> **Raw data**
####################

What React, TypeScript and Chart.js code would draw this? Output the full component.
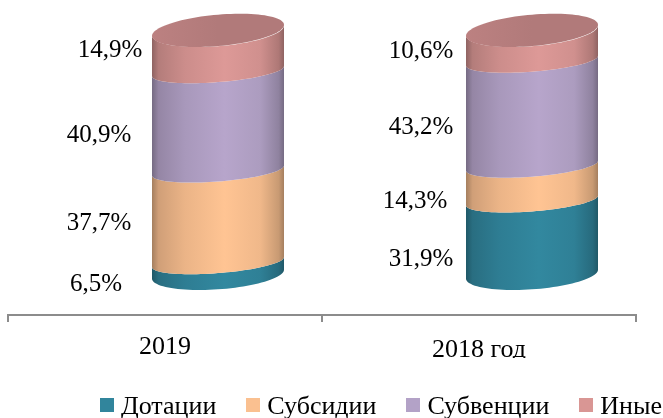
import React, { useEffect, useRef } from "react";
import { Chart, registerables } from "chart.js";

Chart.register(...registerables);

const categories = ["2019", "2018 год"];
const seriesNames = ["Дотации", "Субсидии", "Субвенции", "Иные"];
const dotacii = [6.5, 31.9];
const subsidii = [37.7, 14.3];
const subvencii = [40.9, 43.2];
const inye = [14.9, 10.6];
const seriesColors = ["#31859C", "#FAC090", "#B3A2C7", "#D99694"];
const capColor = "#B57C7C";

const FONT = "'Liberation Serif', 'Times New Roman', serif";

// label nudges relative to category centre / segment centre, per series then category
const labelDx = [[-69, -58], [-66, -64], [-66, -58], [-55, -58]];
const labelDy = [[2, 8], [-5, 6], [3, 2], [-15, -8]];

function shade(hex: string, f: number) {
  const n = parseInt(hex.slice(1), 16);
  const c = [(n >> 16) & 255, (n >> 8) & 255, n & 255].map((v) => Math.round(v * f));
  return `rgb(${c[0]},${c[1]},${c[2]})`;
}

function curve(ctx: CanvasRenderingContext2D, cx: number, a: number, low: number, b: number, s: number, from: number, to: number, first: boolean) {
  const cy = low - Math.sqrt(b * b + s * s);
  const steps = 48;
  for (let i = 0; i <= steps; i++) {
    const t = from + ((to - from) * i) / steps;
    const x = cx + a * Math.cos(t);
    const y = cy + b * Math.sin(t) - s * Math.cos(t);
    if (i === 0 && first) ctx.moveTo(x, y);
    else ctx.lineTo(x, y);
  }
}

const cylinderPlugin = {
  id: "cylinder",
  beforeDatasetDraw() {
    return false;
  },
  afterDatasetsDraw(chart: any) {
    const ctx: CanvasRenderingContext2D = chart.ctx;
    const depthX = 53;
    const n = chart.data.datasets.length;
    ctx.save();
    for (let d = 0; d < n; d++) {
      const meta = chart.getDatasetMeta(d);
      const color = seriesColors[d];
      meta.data.forEach((bar: any) => {
        const p = bar.getProps(["x", "y", "base", "width"], true);
        const cx = p.x + depthX;
        const a = p.width / 2;
        const g = ctx.createLinearGradient(cx - a, 0, cx + a, 0);
        g.addColorStop(0, shade(color, 0.66));
        g.addColorStop(0.05, shade(color, 0.83));
        g.addColorStop(0.25, shade(color, 0.94));
        g.addColorStop(0.55, shade(color, 1.02));
        g.addColorStop(0.82, shade(color, 0.96));
        g.addColorStop(0.96, shade(color, 0.8));
        g.addColorStop(1, shade(color, 0.66));
        const lowB = d === 0 ? 15.2 : 11;
        const upB = d === n - 1 ? 15.7 : 11;
        ctx.beginPath();
        curve(ctx, cx, a, p.base, lowB, d === 0 ? 4.5 : 5, Math.PI, 0, true);
        curve(ctx, cx, a, p.y, upB, 5, 0, Math.PI, false);
        ctx.closePath();
        ctx.fillStyle = g;
        ctx.fill();
        if (d === n - 1) {
          const cg = ctx.createLinearGradient(cx - a, 0, cx + a, 0);
          cg.addColorStop(0, shade(capColor, 1.04));
          cg.addColorStop(0.5, shade(capColor, 0.98));
          cg.addColorStop(1, shade(capColor, 0.98));
          ctx.beginPath();
          curve(ctx, cx, a, p.y, upB, 5.5, 0, Math.PI, true);
          curve(ctx, cx, a, p.y, upB, 5.5, Math.PI, 2 * Math.PI, false);
          ctx.closePath();
          ctx.fillStyle = cg;
          ctx.fill();
        }
      });
    }
    ctx.fillStyle = "#000";
    ctx.font = `25px ${FONT}`;
    ctx.textAlign = "center";
    ctx.textBaseline = "middle";
    for (let d = 0; d < n; d++) {
      const meta = chart.getDatasetMeta(d);
      meta.data.forEach((bar: any, i: number) => {
        const p = bar.getProps(["x", "y", "base"], true);
        const v = chart.data.datasets[d].data[i] as number;
        const text = v.toFixed(1).replace(".", ",") + "%";
        ctx.fillText(text, p.x + labelDx[d][i], (p.y + p.base) / 2 + labelDy[d][i]);
      });
    }
    ctx.restore();
  },
};

function swatch(color: string) {
  const c = document.createElement("canvas");
  c.width = 14;
  c.height = 18;
  const x = c.getContext("2d")!;
  x.fillStyle = color;
  x.fillRect(0, 0, 14, 14);
  return c;
}

export default function App() {
  const ref = useRef<HTMLCanvasElement>(null);
  useEffect(() => {
    const values = [dotacii, subsidii, subvencii, inye];
    const chart = new Chart(ref.current!, {
      type: "bar",
      data: {
        labels: categories,
        datasets: seriesNames.map((name, i) => ({
          label: name,
          data: values[i],
          backgroundColor: seriesColors[i],
          barThickness: 132,
        })),
      },
      options: {
        responsive: false,
        animation: false,
        layout: { padding: { top: 47, left: 8, right: -35, bottom: -12 } },
        plugins: {
          tooltip: { enabled: false },
          legend: {
            position: "bottom",
            align: "end",
            labels: {
              usePointStyle: true,
              boxWidth: 2,
              padding: 36,
              color: "#000",
              font: { family: FONT, size: 26 },
              generateLabels: () =>
                seriesNames.map((name, i) => ({
                  text: name,
                  fillStyle: seriesColors[i],
                  strokeStyle: seriesColors[i],
                  lineWidth: 0,
                  pointStyle: swatch(seriesColors[i]),
                  datasetIndex: i,
                })),
            },
          },
        },
        scales: {
          x: {
            stacked: true,
            afterFit: (s: any) => {
              s.height = 43;
            },
            border: { color: "#8c8c8c", width: 2 },
            grid: { offset: true, drawOnChartArea: false, color: "#8c8c8c", lineWidth: 2, tickLength: 7 },
            ticks: {
              color: "#000",
              padding: 10,
              maxRotation: 0,
              font: (c: any) => ({ family: FONT, size: 26, lineHeight: c.index === 1 ? 1.43 : 1.2 }),
            },
          },
          y: {
            stacked: true,
            position: "right",
            min: -10.29,
            max: 100,
            afterFit: (s: any) => {
              s.width = 62;
            },
            border: { display: false },
            grid: { display: false },
            ticks: { display: false },
          },
        },
      },
      plugins: [cylinderPlugin],
    } as any);
    return () => chart.destroy();
  }, []);
  return (
    <div style={{ position: "fixed", left: 0, top: 0, width: 663, height: 418, background: "#fff" }}>
      <canvas ref={ref} width={663} height={418} style={{ display: "block" }} />
    </div>
  );
}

####################

> **What to produce**
Give the data again exactly as written, with all pictures left out.

> **Task answer**
What React, TypeScript and Chart.js code would draw this? Output the full component.
import React, { useEffect, useRef } from "react";
import { Chart, registerables } from "chart.js";

Chart.register(...registerables);

const categories = ["2019", "2018 год"];
const seriesNames = ["Дотации", "Субсидии", "Субвенции", "Иные"];
const dotacii = [6.5, 31.9];
const subsidii = [37.7, 14.3];
const subvencii = [40.9, 43.2];
const inye = [14.9, 10.6];
const seriesColors = ["#31859C", "#FAC090", "#B3A2C7", "#D99694"];
const capColor = "#B57C7C";

const FONT = "'Liberation Serif', 'Times New Roman', serif";

// label nudges relative to category centre / segment centre, per series then category
const labelDx = [[-69, -58], [-66, -64], [-66, -58], [-55, -58]];
const labelDy = [[2, 8], [-5, 6], [3, 2], [-15, -8]];

function shade(hex: string, f: number) {
  const n = parseInt(hex.slice(1), 16);
  const c = [(n >> 16) & 255, (n >> 8) & 255, n & 255].map((v) => Math.round(v * f));
  return `rgb(${c[0]},${c[1]},${c[2]})`;
}

function curve(ctx: CanvasRenderingContext2D, cx: number, a: number, low: number, b: number, s: number, from: number, to: number, first: boolean) {
  const cy = low - Math.sqrt(b * b + s * s);
  const steps = 48;
  for (let i = 0; i <= steps; i++) {
    const t = from + ((to - from) * i) / steps;
    const x = cx + a * Math.cos(t);
    const y = cy + b * Math.sin(t) - s * Math.cos(t);
    if (i === 0 && first) ctx.moveTo(x, y);
    else ctx.lineTo(x, y);
  }
}

const cylinderPlugin = {
  id: "cylinder",
  beforeDatasetDraw() {
    return false;
  },
  afterDatasetsDraw(chart: any) {
    const ctx: CanvasRenderingContext2D = chart.ctx;
    const depthX = 53;
    const n = chart.data.datasets.length;
    ctx.save();
    for (let d = 0; d < n; d++) {
      const meta = chart.getDatasetMeta(d);
      const color = seriesColors[d];
      meta.data.forEach((bar: any) => {
        const p = bar.getProps(["x", "y", "base", "width"], true);
        const cx = p.x + depthX;
        const a = p.width / 2;
        const g = ctx.createLinearGradient(cx - a, 0, cx + a, 0);
        g.addColorStop(0, shade(color, 0.66));
        g.addColorStop(0.05, shade(color, 0.83));
        g.addColorStop(0.25, shade(color, 0.94));
        g.addColorStop(0.55, shade(color, 1.02));
        g.addColorStop(0.82, shade(color, 0.96));
        g.addColorStop(0.96, shade(color, 0.8));
        g.addColorStop(1, shade(color, 0.66));
        const lowB = d === 0 ? 15.2 : 11;
        const upB = d === n - 1 ? 15.7 : 11;
        ctx.beginPath();
        curve(ctx, cx, a, p.base, lowB, d === 0 ? 4.5 : 5, Math.PI, 0, true);
        curve(ctx, cx, a, p.y, upB, 5, 0, Math.PI, false);
        ctx.closePath();
        ctx.fillStyle = g;
        ctx.fill();
        if (d === n - 1) {
          const cg = ctx.createLinearGradient(cx - a, 0, cx + a, 0);
          cg.addColorStop(0, shade(capColor, 1.04));
          cg.addColorStop(0.5, shade(capColor, 0.98));
          cg.addColorStop(1, shade(capColor, 0.98));
          ctx.beginPath();
          curve(ctx, cx, a, p.y, upB, 5.5, 0, Math.PI, true);
          curve(ctx, cx, a, p.y, upB, 5.5, Math.PI, 2 * Math.PI, false);
          ctx.closePath();
          ctx.fillStyle = cg;
          ctx.fill();
        }
      });
    }
    ctx.fillStyle = "#000";
    ctx.font = `25px ${FONT}`;
    ctx.textAlign = "center";
    ctx.textBaseline = "middle";
    for (let d = 0; d < n; d++) {
      const meta = chart.getDatasetMeta(d);
      meta.data.forEach((bar: any, i: number) => {
        const p = bar.getProps(["x", "y", "base"], true);
        const v = chart.data.datasets[d].data[i] as number;
        const text = v.toFixed(1).replace(".", ",") + "%";
        ctx.fillText(text, p.x + labelDx[d][i], (p.y + p.base) / 2 + labelDy[d][i]);
      });
    }
    ctx.restore();
  },
};

function swatch(color: string) {
  const c = document.createElement("canvas");
  c.width = 14;
  c.height = 18;
  const x = c.getContext("2d")!;
  x.fillStyle = color;
  x.fillRect(0, 0, 14, 14);
  return c;
}

export default function App() {
  const ref = useRef<HTMLCanvasElement>(null);
  useEffect(() => {
    const values = [dotacii, subsidii, subvencii, inye];
    const chart = new Chart(ref.current!, {
      type: "bar",
      data: {
        labels: categories,
        datasets: seriesNames.map((name, i) => ({
          label: name,
          data: values[i],
          backgroundColor: seriesColors[i],
          barThickness: 132,
        })),
      },
      options: {
        responsive: false,
        animation: false,
        layout: { padding: { top: 47, left: 8, right: -35, bottom: -12 } },
        plugins: {
          tooltip: { enabled: false },
          legend: {
            position: "bottom",
            align: "end",
            labels: {
              usePointStyle: true,
              boxWidth: 2,
              padding: 36,
              color: "#000",
              font: { family: FONT, size: 26 },
              generateLabels: () =>
                seriesNames.map((name, i) => ({
                  text: name,
                  fillStyle: seriesColors[i],
                  strokeStyle: seriesColors[i],
                  lineWidth: 0,
                  pointStyle: swatch(seriesColors[i]),
                  datasetIndex: i,
                })),
            },
          },
        },
        scales: {
          x: {
            stacked: true,
            afterFit: (s: any) => {
              s.height = 43;
            },
            border: { color: "#8c8c8c", width: 2 },
            grid: { offset: true, drawOnChartArea: false, color: "#8c8c8c", lineWidth: 2, tickLength: 7 },
            ticks: {
              color: "#000",
              padding: 10,
              maxRotation: 0,
              font: (c: any) => ({ family: FONT, size: 26, lineHeight: c.index === 1 ? 1.43 : 1.2 }),
            },
          },
          y: {
            stacked: true,
            position: "right",
            min: -10.29,
            max: 100,
            afterFit: (s: any) => {
              s.width = 62;
            },
            border: { display: false },
            grid: { display: false },
            ticks: { display: false },
          },
        },
      },
      plugins: [cylinderPlugin],
    } as any);
    return () => chart.destroy();
  }, []);
  return (
    <div style={{ position: "fixed", left: 0, top: 0, width: 663, height: 418, background: "#fff" }}>
      <canvas ref={ref} width={663} height={418} style={{ display: "block" }} />
    </div>
  );
}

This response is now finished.